» AIM: All of the data below should be written out exactly.

» COLLECTED DATA:

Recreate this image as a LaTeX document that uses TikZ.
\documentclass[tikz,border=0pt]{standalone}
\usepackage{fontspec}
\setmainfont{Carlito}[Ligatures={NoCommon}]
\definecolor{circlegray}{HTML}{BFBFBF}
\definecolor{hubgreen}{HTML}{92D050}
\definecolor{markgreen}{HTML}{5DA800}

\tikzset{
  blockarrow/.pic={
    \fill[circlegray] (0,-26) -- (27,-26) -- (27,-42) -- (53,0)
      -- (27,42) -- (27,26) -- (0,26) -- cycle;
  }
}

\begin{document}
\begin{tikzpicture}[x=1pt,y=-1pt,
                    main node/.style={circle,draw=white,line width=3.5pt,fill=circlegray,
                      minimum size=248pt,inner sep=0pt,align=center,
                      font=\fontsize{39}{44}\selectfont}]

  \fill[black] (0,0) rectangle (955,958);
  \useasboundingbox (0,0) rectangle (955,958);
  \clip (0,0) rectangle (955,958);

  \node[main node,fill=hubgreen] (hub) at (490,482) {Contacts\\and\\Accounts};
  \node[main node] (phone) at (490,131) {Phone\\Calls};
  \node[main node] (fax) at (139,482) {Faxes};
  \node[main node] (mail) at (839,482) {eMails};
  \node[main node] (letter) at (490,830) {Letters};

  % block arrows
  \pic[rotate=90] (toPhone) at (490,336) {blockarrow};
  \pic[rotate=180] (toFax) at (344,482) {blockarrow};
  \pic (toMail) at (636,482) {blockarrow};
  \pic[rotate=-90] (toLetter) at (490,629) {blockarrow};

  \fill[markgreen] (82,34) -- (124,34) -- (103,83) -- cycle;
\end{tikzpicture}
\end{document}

» RIGHT ANSWER:
Recreate this image as a LaTeX document that uses TikZ.
\documentclass[tikz,border=0pt]{standalone}
\usepackage{fontspec}
\setmainfont{Carlito}[Ligatures={NoCommon}]
\definecolor{circlegray}{HTML}{BFBFBF}
\definecolor{hubgreen}{HTML}{92D050}
\definecolor{markgreen}{HTML}{5DA800}

\tikzset{
  blockarrow/.pic={
    \fill[circlegray] (0,-26) -- (27,-26) -- (27,-42) -- (53,0)
      -- (27,42) -- (27,26) -- (0,26) -- cycle;
  }
}

\begin{document}
\begin{tikzpicture}[x=1pt,y=-1pt,
                    main node/.style={circle,draw=white,line width=3.5pt,fill=circlegray,
                      minimum size=248pt,inner sep=0pt,align=center,
                      font=\fontsize{39}{44}\selectfont}]

  \fill[black] (0,0) rectangle (955,958);
  \useasboundingbox (0,0) rectangle (955,958);
  \clip (0,0) rectangle (955,958);

  \node[main node,fill=hubgreen] (hub) at (490,482) {Contacts\\and\\Accounts};
  \node[main node] (phone) at (490,131) {Phone\\Calls};
  \node[main node] (fax) at (139,482) {Faxes};
  \node[main node] (mail) at (839,482) {eMails};
  \node[main node] (letter) at (490,830) {Letters};

  % block arrows
  \pic[rotate=90] (toPhone) at (490,336) {blockarrow};
  \pic[rotate=180] (toFax) at (344,482) {blockarrow};
  \pic (toMail) at (636,482) {blockarrow};
  \pic[rotate=-90] (toLetter) at (490,629) {blockarrow};

  \fill[markgreen] (82,34) -- (124,34) -- (103,83) -- cycle;
\end{tikzpicture}
\end{document}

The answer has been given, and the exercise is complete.